The timeliness of God’s action in Christ is emphasized by the apostle Paul in the New Testament’s Romans 5:6: “…while we were still weak, at the right time Christ died for the ungodly…”

In another New Testament book, Hebrews, which is a sermon preached to Jewish Christians in the first century, we see this Christian confession of Christ as the center, the goal, and the fulfillment of human history, of cosmic history: “Long ago God spoke to our ancestors in many and various ways by the prophets, but in these last days he has spoken to us by a Son, whom he appointed heir of all things, through whom he also created the worlds” (Hebrews 1:1-2) (emphasis mine, of course).

Since we Christians believe that Christ is the center of history, why would a document prepared by a Christian denomination for use in Christian worship shy away from the use of the terms, B.C. and A.D.?

And why do some professors who teach at some seminaries of the ELCA “correct” students who use B.C. and A.D., rather than B.C.E. and C.E.?

Why should Christians be in any way wary of making the inherent confession of Christ as the center of all by using B.C. and A.D. in their own internal communications or in their public worship?

Why should we avoid declaring Christ’s Lordship? Jesus didn't avoid it!

He said, “I am the way, and the truth, and the life. No one comes to the Father except through me” (John 14:6).

He said, "The Father and I are one" (John 10:30).

He also said, “Everyone therefore who acknowledges me before others, I also will acknowledge before my Father in heaven; but whoever denies me before others, I also will deny before my Father in heaven” (Matthew 10:32-33).

And He said, “For God so loved the world that he gave his only Son, so that everyone who believes in him may not perish but may have eternal life. Indeed, God did not send the Son into the world to condemn the world, but in order that the world might be saved through him. Those who believe in him are not condemned; but those who do not believe are condemned already, because they have not believed in the name of the only Son of God” (John 3:16-18).

If Jesus claimed to be the Lord of everything, the center of history Who changes everything, the only access point to God, the liberator of humanity from the enemies of sin and death, then why should the Church claim anything less when speaking of Him? Why should we be shy about Christ's Lordship?

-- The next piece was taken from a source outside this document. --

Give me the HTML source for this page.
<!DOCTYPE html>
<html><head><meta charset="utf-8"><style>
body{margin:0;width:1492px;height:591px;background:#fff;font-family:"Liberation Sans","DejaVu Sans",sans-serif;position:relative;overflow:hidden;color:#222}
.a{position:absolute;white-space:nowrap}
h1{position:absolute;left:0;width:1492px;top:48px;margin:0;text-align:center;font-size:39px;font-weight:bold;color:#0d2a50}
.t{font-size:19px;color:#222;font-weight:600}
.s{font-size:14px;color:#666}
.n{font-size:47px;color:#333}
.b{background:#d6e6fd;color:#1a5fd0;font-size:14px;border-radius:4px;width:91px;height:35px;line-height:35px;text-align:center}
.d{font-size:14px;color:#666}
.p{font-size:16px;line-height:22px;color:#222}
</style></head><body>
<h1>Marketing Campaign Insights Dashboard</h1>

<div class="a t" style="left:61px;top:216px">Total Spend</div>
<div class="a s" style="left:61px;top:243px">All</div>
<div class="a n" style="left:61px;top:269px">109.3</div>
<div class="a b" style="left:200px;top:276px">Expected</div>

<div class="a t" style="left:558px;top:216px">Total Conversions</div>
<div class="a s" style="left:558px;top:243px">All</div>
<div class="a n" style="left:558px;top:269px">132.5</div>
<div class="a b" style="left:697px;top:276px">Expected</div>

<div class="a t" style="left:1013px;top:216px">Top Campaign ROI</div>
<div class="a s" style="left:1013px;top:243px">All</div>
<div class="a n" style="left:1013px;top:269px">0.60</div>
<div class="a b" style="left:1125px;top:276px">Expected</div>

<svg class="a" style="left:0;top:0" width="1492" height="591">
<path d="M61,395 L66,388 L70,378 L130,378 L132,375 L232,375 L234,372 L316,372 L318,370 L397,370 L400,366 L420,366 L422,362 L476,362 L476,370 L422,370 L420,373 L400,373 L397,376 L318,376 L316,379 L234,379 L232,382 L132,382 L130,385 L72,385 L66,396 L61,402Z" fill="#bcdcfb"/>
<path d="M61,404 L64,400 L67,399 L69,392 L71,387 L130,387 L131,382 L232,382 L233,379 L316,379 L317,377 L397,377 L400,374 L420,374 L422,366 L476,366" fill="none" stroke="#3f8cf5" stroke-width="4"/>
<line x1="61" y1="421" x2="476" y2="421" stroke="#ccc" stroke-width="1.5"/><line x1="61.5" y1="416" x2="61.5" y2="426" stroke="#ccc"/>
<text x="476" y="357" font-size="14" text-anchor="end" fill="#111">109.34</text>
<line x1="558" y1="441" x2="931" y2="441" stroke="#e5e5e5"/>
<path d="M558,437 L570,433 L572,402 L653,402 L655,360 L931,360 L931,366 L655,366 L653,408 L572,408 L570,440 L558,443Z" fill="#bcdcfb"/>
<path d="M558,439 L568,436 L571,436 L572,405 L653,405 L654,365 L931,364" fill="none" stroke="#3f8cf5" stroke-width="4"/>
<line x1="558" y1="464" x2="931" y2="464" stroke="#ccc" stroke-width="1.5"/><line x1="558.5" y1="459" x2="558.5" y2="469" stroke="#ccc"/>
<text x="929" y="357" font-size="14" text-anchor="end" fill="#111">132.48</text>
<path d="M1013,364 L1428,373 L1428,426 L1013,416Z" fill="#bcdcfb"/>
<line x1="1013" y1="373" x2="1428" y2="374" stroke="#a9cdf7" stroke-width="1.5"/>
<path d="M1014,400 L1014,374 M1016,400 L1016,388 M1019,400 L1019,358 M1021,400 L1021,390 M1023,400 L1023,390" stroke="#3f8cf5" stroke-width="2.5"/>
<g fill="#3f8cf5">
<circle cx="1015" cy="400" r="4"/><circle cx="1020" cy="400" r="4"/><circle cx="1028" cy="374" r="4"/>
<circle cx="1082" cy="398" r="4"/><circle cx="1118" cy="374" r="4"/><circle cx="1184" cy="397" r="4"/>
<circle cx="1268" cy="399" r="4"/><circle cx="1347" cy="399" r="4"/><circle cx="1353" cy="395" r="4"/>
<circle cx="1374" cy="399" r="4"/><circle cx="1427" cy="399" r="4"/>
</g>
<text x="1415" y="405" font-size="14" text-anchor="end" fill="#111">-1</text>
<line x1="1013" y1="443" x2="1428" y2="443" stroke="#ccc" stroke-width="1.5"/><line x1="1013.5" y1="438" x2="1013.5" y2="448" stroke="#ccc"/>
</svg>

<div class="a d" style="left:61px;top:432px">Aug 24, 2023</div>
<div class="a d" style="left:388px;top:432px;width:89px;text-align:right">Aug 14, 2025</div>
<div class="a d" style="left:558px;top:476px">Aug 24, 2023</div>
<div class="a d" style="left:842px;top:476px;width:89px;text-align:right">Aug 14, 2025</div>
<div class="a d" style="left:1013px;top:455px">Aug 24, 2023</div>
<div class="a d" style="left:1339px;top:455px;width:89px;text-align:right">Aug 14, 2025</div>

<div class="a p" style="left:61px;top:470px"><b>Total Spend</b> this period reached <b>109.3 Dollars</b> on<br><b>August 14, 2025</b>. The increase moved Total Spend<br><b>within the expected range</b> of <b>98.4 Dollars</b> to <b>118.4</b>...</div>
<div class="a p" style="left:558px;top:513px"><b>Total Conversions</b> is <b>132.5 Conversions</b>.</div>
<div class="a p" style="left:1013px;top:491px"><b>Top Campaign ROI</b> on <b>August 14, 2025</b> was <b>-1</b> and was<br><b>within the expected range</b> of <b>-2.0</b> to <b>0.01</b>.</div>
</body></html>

Is this “shyness” mere political correctness?

Is it absent-minded acquiescence to a cultural norm?

Or is there something more sinister about it?

Whatever the answers to those questions may be, the “little things” keep piling up in the ELCA. The Lordship of Jesus and the truth of God’s Word seem denied in numerous little ways all the time among us. When it doesn’t make me mad, it makes me sad. Then it makes me pray. (And write blog posts.)

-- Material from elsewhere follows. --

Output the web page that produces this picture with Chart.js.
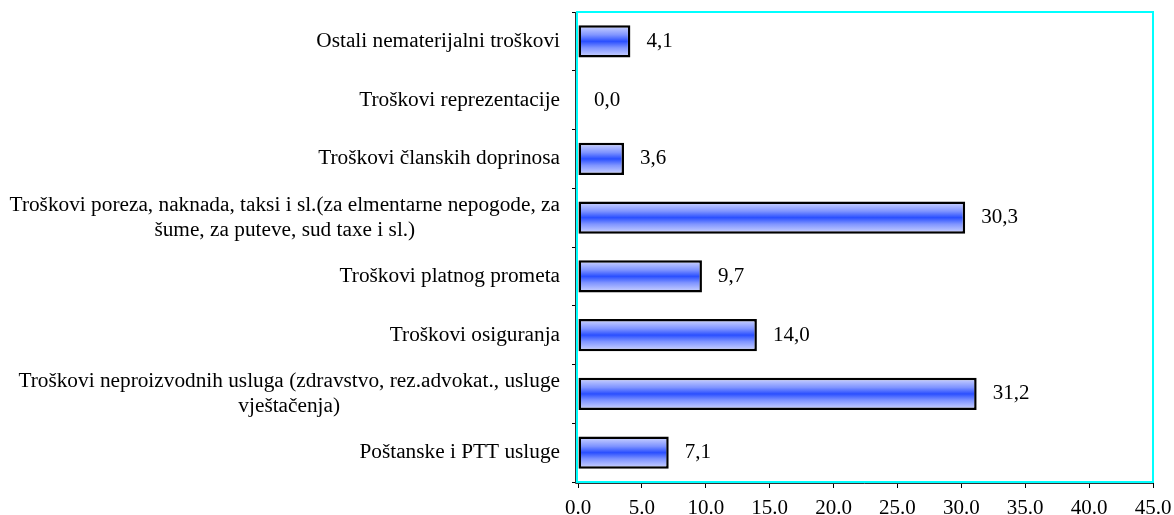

You see, it isn’t really such a little thing, after all, because, no matter how many little things get piled on, the Bible still says of Jesus, the center of history, “There is salvation in no one else, for there is no other name given among mortals by which we must be saved” (Acts 4:12).

It may be a single letter E. But its addition to B.C. says a lot about the state of the ELCA and what at least some of its most influential people really think about Jesus.

The early Church faced persecution and death to declare that Jesus is Lord. Many Christians in many parts of the world today face the same threats for their faithfulness to Jesus as Lord. So, why can’t we North American Lutherans own Jesus’ Lordship in the comfort and safety of our sanctuaries as we worship? That’s a big question. And every member of the ELCA must, I think, eventually answer it.

*I speak from personal experience. For about a decade, I considered myself an atheist, but, in a pluralistic society in which I was free to explore other possibilities, Christ wooed me into relationship with Him.